I filed https://bugs.openjdk.java.net/browse/JDK-8249777 to track fixing the build.gradle to not include the time stamp, at least by default.

-- Kevin


On 7/20/2020 3:16 PM, Kevin Rushforth wrote:

On 7/20/2020 2:05 PM, Laszlo Kishalmi wrote:
On 7/20/20 1:15 PM, Kevin Rushforth wrote:
   That could be prevented by removing line 1547: project.version =
   MAVEN_VERSION from the build script.

Interesting. That is only used for the maven "publishing" tasks, and shouldn't affect the main build artifacts. I don't see the generated version number showing up anywhere in the build output. It would be easy enough to suppress this for non-production builds, but I'd want to understand how it is causing problems. Does gradle (and thus the NetBeans gradle plugin), assign some semantic meaning to the project.version attribute?
There is no semantic association. It is just the binding of the sub-projects together. Recent Gradle doesn't generate the jar files of the sub-projects if not asked for that specifically. Though if javafx:base project is asked of it's main output it would be a jar file with a second precision suffix in it's name. Also if you ask for the dependencies of javafx:graphics it will list a dependency on a javafx:base base jar with the second precision suffix in its name. The jar file does not have to be exist, NetBeans still would able to find out the dependency between the two sub-projects, but these jar names shall be the same. So if these two queries happen in different times the jar name would not match.

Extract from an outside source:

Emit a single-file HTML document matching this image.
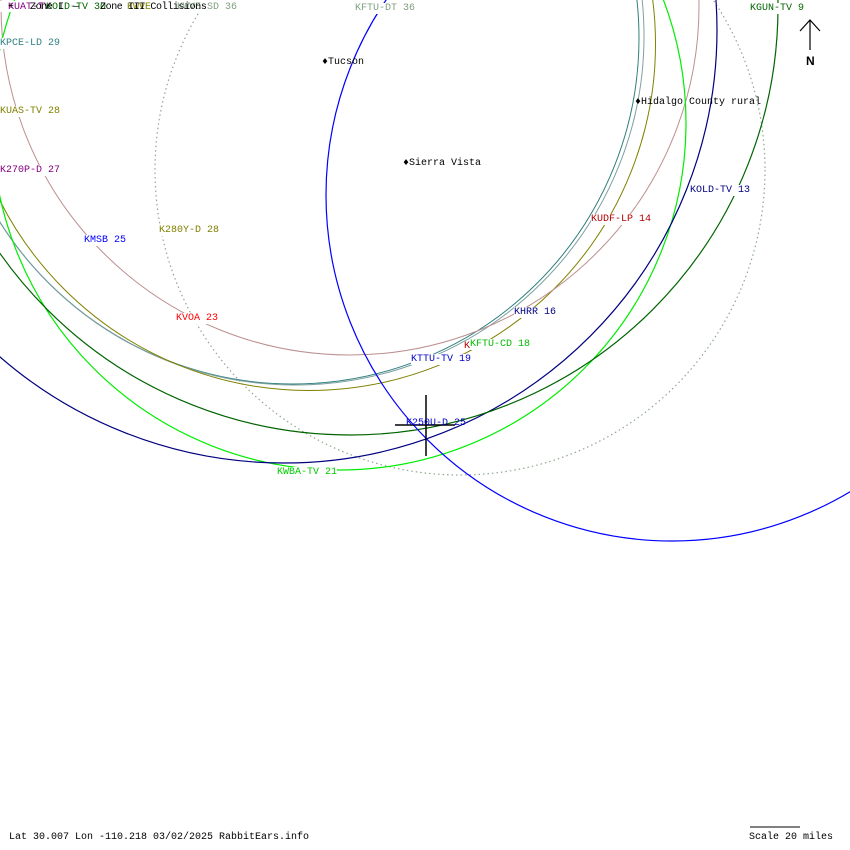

Got it. We explicitly disable the jar task for each modular project, since we don't need them, so we never would have noticed this. If I enable them, I can see the jar files with the full version number, including the date string.

I'll file a bug to fix it. I'll need to do it in such a way that won't disrupt generating maven artifacts for testing (actual maven artifacts for uploading won't be affected anyway), but it should be easy to do.